Summary of suggested actions:
* The most successful advertising campaign was the most recent campaign (column name: Response), and was particularly successful in Mexico (>60% acceptance rate!)
Suggested action: Conduct future advertising campaigns using the same model recently implemented in Mexico.

* The most successful products are wines and meats (i.e. the average customer spent the most on these items).
Suggested action: Focus advertising campaigns on boosting sales of the less popular items.

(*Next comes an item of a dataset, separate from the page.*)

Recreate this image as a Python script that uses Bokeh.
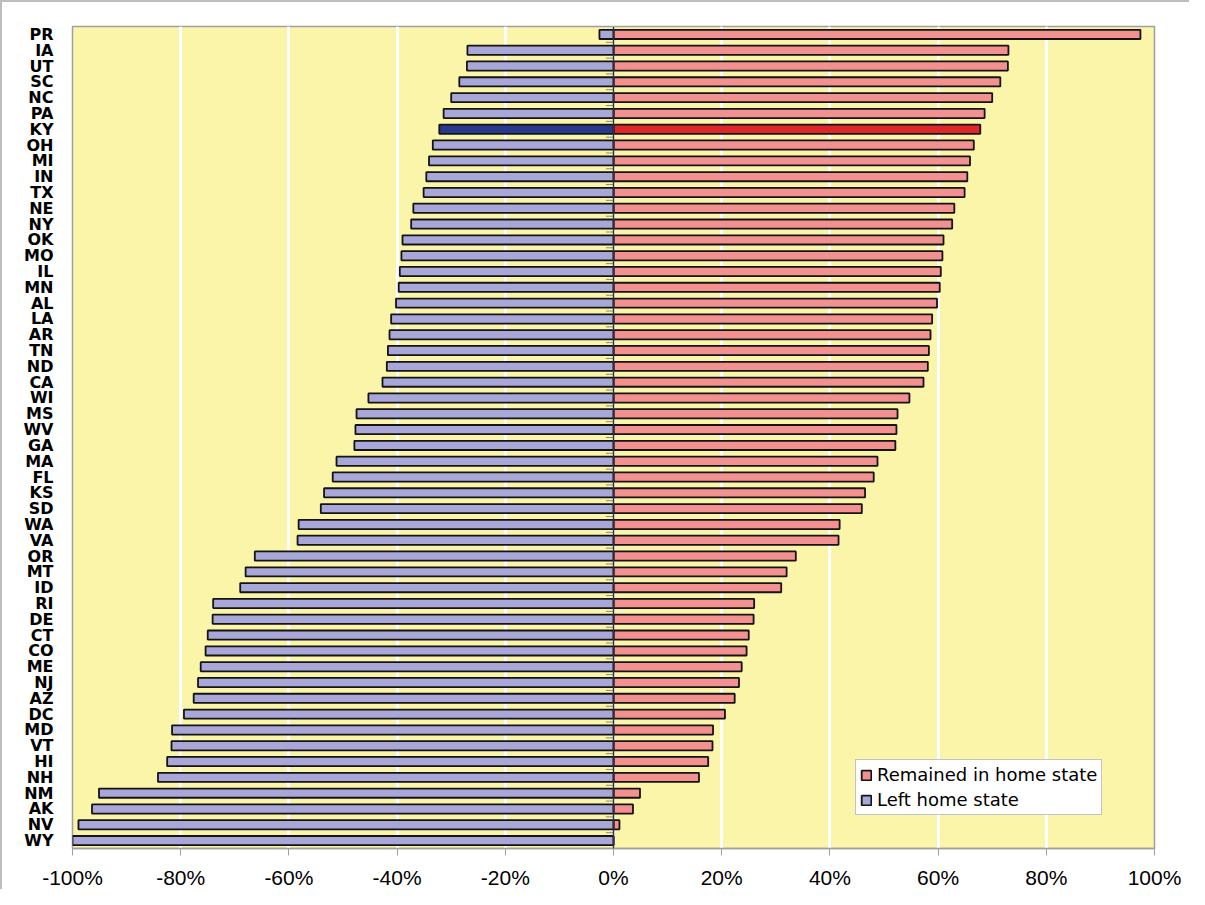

* The underperforming channels are deals and catalog purchases (i.e. the average customer made the fewest purchases via these channels).
The best performing channels are web and store purchases (i.e. the average customer made the most purchases via these channels).
Suggested action: Focus advertising campaigns on the more successful channels, to reach more customers.

* Linear and Poisson regression models considered 'TotalPurchases', 'NumCatalogPurchases', 'NumWebPurchases', 'NumDealsPurchases', 'NumWebVisitsMonth' and 'Kidhome' features as statistically significant. 
Suggested action: Focus advertising campaigns to increase the sales in the above mentioned channels and to attract the kids.